Stocks are getting whacked after Trump threatens more tariffs
- President Donald Trump announced he may slap even more tariffs on China, in light of its recent retaliatory tariffs.
- The Dow Jones industrial average is getting whacked.
- US Steel Company is also down considerably, unlike when it went up on Trump's first tariff announcement in March.
Stocks are falling Friday, after President Donald Trump threatened to escalate a brewing trade war with China.
Trump, in response to China's retaliatory tariffs, said Thursday night that "in light of China's unfair retaliation, I have instructed the USTR to consider whether $100 billion of additional tariffs would be appropriate under section 301 and, if so, to identify the products under which to impose such tariffs."The Dow Jones industrial average fell as much as 435 points Friday, or almost 2%.

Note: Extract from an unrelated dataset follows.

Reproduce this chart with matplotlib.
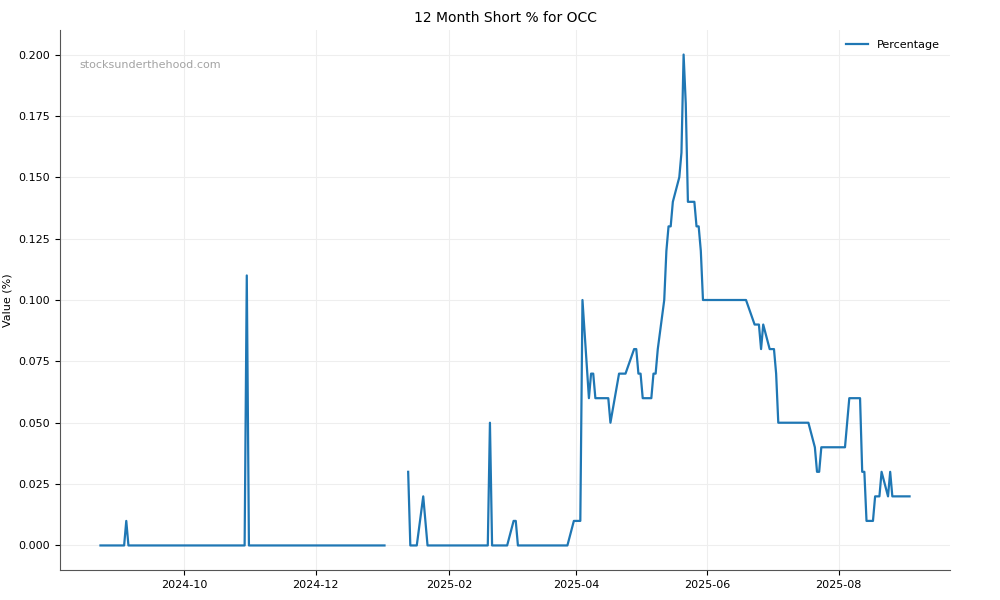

Somewhat counterintuitively, US Steel Company was down as much as 6% Friday, to an intraday low of $34.31. Tariffs on imported steel would boost prices of the commodity, which could lift the steelmaker's stock.
Indeed, after Trump's first announcement of steel and aluminum tariffs in early March, US Steel rose 6%, as investors cheered on the prospect that the company would enjoy more market share in the US and higher prices. Analyst Novid Rassouli of Cowen and Company told Business Insider that the tariffs could make US Steel Company's operating income "laughably high."
Despite Trump's double-down on tariffs, US Steel is down Friday. A Wall Street analyst, speaking to Business Insider on background, gave two reasons why that could be the case:
- Trump did not specify, in his latest tariff announcement, that imported steel or aluminum would be part of the additional tariffs. Investors may have already factored in US Steel's price increases after the announcement of the original tariffs.
- US Steel's decline Friday is part of the broader market's downswing. This price drops are reactionary, as investors continue to fear a potentially debilitating trade war. The analyst further noted that the price pressures are not carefully calculated, and that investors are simply fearful.